• _INSTRUCTION_:
Look for the line containing "What Bokeh code" and the line containing "W, H = 359, 273" in the entries below. Copy those two and all lines between them exactly, leaving out pictures.

• _DATA FOR THIS EXERCISE_:
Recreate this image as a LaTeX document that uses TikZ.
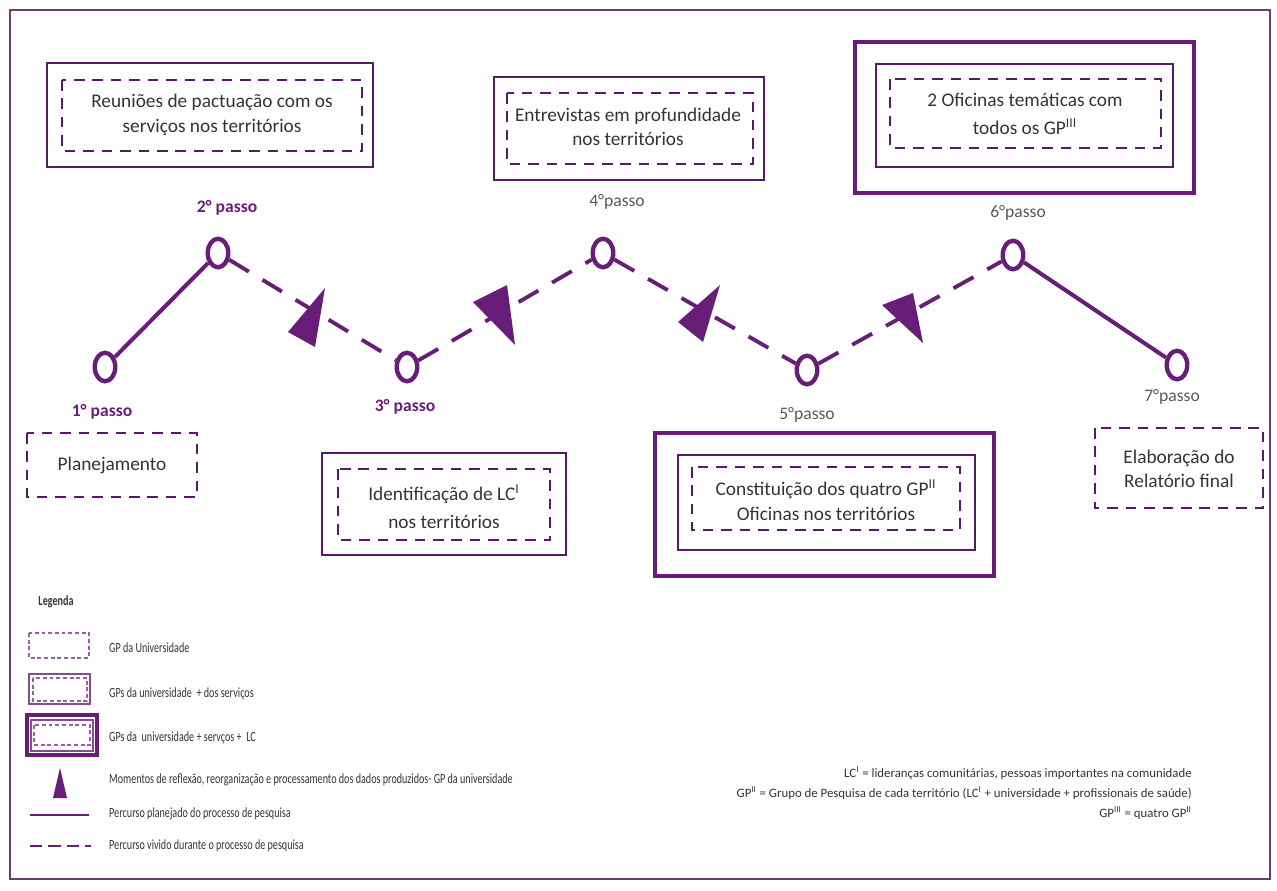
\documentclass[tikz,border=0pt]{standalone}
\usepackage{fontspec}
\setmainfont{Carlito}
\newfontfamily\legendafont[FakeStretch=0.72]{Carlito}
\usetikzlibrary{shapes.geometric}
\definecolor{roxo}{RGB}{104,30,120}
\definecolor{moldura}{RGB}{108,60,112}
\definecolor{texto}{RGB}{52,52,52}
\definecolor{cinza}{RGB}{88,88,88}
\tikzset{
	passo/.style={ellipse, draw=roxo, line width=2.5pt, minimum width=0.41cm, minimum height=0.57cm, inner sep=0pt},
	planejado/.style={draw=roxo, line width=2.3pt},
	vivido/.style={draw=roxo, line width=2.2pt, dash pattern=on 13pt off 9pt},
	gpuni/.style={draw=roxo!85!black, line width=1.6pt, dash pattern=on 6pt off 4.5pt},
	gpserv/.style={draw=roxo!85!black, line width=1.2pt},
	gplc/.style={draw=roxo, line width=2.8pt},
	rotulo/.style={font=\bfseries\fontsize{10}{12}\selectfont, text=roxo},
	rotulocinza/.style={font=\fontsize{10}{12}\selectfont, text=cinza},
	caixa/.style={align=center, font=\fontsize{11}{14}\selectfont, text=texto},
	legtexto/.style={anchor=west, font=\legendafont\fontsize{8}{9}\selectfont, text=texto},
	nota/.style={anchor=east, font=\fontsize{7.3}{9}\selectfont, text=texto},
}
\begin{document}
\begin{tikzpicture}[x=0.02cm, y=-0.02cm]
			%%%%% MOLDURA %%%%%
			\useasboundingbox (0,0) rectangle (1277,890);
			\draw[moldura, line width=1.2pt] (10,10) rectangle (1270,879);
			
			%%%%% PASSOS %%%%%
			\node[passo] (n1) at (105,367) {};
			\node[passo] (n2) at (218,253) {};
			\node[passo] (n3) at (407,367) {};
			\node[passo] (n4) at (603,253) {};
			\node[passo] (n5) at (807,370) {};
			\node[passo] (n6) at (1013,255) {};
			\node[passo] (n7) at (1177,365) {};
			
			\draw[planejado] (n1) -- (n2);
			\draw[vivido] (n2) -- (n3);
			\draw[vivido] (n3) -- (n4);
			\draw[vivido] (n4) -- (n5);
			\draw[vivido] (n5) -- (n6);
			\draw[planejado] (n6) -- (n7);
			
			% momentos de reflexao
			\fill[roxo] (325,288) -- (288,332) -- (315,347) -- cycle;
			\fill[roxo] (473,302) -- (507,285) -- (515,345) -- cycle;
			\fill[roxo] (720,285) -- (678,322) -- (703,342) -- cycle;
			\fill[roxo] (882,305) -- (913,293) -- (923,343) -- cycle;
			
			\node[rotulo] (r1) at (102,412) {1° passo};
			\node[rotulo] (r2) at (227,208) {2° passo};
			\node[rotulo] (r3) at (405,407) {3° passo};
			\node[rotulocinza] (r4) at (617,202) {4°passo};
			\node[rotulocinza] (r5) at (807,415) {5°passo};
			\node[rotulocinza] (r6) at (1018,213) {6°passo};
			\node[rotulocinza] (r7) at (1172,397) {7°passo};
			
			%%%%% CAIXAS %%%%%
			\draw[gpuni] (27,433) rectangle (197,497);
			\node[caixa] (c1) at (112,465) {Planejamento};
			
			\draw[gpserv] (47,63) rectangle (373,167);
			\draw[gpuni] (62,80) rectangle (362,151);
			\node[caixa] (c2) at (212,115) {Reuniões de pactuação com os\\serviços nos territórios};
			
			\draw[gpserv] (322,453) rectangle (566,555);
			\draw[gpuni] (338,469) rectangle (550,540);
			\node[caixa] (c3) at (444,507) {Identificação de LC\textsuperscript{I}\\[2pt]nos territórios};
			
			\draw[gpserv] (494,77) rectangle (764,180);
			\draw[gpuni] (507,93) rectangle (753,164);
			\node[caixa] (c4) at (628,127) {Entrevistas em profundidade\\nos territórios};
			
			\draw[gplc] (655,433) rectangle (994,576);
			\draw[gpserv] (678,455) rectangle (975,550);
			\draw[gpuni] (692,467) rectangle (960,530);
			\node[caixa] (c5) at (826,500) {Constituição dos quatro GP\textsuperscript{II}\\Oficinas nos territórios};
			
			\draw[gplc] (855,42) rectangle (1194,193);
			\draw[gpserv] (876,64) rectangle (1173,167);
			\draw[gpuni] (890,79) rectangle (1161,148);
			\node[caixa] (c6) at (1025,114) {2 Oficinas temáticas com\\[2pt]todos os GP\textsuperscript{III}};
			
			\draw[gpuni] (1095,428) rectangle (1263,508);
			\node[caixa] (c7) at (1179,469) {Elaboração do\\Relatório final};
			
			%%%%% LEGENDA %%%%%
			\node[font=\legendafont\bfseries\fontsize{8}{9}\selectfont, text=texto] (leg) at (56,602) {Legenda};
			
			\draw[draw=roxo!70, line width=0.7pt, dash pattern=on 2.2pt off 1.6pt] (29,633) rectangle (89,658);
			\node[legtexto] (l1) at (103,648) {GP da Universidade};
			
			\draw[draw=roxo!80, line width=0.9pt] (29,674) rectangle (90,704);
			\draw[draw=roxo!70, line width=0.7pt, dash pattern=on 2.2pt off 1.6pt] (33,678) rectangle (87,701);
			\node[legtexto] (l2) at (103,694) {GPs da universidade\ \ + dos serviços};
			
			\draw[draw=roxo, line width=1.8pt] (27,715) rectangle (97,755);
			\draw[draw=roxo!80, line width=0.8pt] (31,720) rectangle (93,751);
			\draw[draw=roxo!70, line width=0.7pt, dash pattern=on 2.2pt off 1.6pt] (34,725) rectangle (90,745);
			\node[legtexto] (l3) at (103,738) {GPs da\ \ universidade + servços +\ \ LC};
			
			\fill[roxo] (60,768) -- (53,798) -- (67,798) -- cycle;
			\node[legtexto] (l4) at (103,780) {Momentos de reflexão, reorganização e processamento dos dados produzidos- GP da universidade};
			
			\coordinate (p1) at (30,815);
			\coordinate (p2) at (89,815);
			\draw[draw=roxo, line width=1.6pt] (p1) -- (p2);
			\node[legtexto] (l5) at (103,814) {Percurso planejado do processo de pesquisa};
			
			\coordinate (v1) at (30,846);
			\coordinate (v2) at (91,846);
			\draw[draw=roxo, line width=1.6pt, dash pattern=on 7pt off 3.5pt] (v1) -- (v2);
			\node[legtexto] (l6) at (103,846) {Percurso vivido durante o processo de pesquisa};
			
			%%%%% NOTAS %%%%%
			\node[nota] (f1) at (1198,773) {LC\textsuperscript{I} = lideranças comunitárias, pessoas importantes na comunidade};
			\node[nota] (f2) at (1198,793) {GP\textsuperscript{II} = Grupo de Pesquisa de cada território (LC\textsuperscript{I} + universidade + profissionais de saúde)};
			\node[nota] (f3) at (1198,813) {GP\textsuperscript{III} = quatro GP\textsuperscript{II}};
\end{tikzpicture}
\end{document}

--

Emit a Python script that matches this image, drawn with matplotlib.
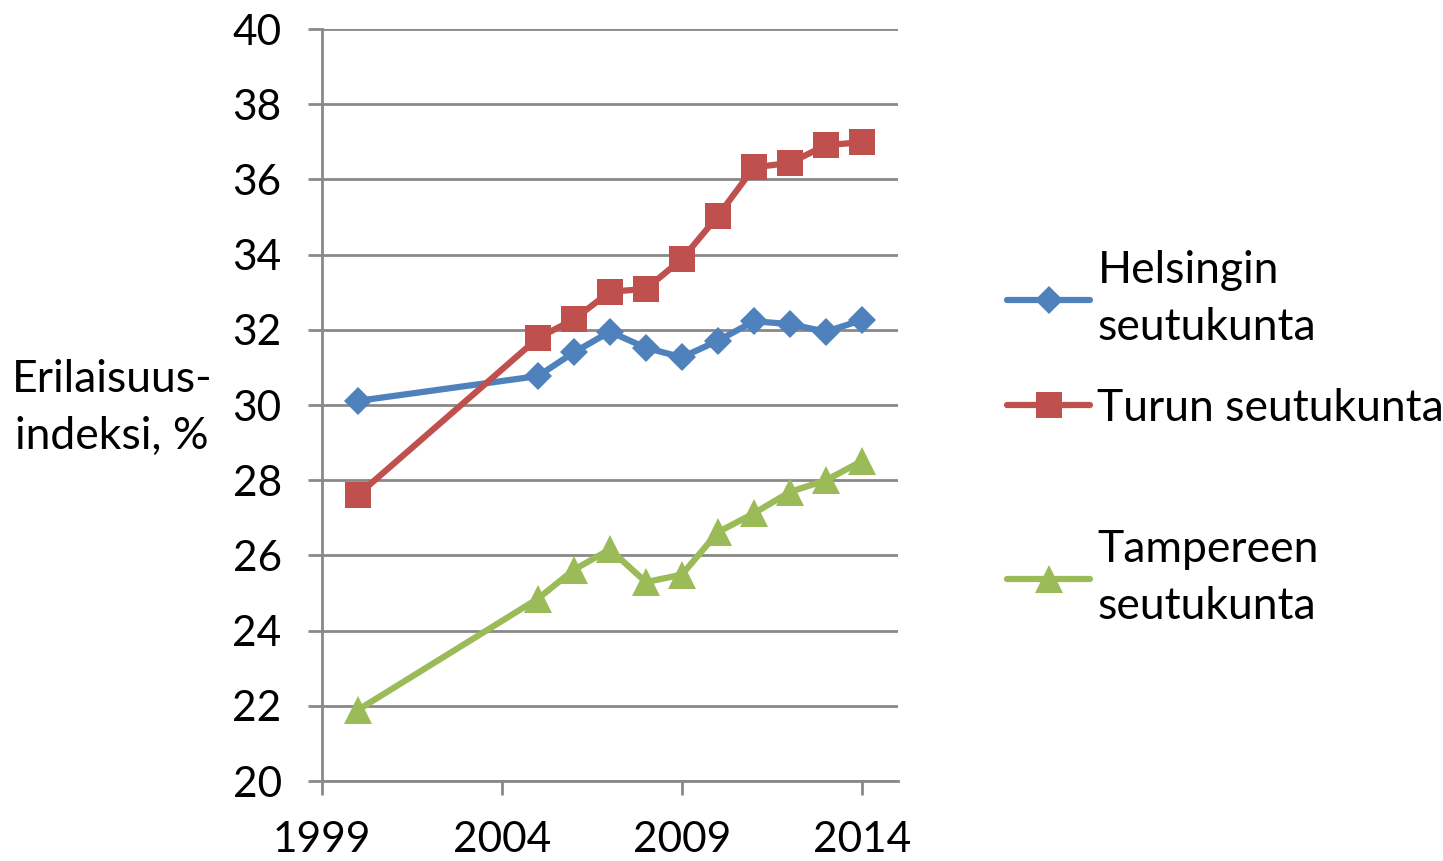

--

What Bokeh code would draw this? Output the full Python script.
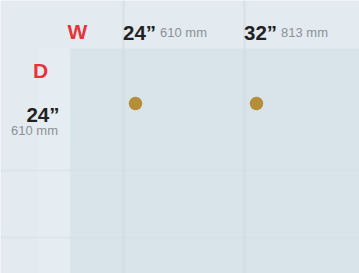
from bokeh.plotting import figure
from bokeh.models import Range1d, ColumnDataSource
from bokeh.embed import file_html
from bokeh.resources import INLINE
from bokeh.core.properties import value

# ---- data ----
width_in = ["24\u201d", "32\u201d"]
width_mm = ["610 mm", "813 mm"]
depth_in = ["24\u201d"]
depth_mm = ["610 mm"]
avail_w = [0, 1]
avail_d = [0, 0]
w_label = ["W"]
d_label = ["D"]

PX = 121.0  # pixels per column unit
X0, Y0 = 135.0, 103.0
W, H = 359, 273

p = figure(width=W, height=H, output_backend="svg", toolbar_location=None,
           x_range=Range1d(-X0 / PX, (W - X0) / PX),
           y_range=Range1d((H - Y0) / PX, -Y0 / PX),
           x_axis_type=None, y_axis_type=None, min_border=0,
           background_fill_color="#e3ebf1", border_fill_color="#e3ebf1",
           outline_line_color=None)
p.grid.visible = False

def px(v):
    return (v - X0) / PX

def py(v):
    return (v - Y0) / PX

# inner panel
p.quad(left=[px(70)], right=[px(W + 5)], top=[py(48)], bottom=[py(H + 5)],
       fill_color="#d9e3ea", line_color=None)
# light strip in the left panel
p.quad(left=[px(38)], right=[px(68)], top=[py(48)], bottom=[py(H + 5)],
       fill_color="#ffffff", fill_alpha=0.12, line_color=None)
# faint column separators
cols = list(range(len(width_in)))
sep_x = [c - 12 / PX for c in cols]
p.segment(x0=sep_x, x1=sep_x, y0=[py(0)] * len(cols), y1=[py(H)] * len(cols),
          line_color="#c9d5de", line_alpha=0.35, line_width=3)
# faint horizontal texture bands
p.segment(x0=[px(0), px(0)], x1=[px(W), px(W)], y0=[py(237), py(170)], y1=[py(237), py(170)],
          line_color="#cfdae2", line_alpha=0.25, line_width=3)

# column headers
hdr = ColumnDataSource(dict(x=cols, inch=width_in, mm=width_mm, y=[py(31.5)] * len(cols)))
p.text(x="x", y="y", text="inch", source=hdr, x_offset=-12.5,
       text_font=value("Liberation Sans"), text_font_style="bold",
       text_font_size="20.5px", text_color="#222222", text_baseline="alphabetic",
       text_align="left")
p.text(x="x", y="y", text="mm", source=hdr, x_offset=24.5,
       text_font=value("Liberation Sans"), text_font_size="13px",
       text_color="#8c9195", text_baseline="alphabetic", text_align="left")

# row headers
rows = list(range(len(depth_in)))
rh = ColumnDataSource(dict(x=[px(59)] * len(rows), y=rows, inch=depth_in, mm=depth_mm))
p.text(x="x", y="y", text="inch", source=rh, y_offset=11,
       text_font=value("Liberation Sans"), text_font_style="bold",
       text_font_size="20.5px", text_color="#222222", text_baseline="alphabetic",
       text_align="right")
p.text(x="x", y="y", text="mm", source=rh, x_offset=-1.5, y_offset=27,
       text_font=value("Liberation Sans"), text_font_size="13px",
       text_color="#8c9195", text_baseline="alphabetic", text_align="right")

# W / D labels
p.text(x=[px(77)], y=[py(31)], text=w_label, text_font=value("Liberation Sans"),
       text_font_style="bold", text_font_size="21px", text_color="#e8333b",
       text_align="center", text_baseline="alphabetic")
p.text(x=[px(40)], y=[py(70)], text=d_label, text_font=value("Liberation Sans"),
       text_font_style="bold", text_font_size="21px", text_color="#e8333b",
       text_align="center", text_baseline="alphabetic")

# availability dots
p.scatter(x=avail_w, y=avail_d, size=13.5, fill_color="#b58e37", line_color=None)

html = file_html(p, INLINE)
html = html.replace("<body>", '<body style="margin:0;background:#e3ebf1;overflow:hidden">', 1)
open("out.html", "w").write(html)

• _THE ANSWER_:
What Bokeh code would draw this? Output the full Python script.
from bokeh.plotting import figure
from bokeh.models import Range1d, ColumnDataSource
from bokeh.embed import file_html
from bokeh.resources import INLINE
from bokeh.core.properties import value

# ---- data ----
width_in = ["24\u201d", "32\u201d"]
width_mm = ["610 mm", "813 mm"]
depth_in = ["24\u201d"]
depth_mm = ["610 mm"]
avail_w = [0, 1]
avail_d = [0, 0]
w_label = ["W"]
d_label = ["D"]

PX = 121.0  # pixels per column unit
X0, Y0 = 135.0, 103.0
W, H = 359, 273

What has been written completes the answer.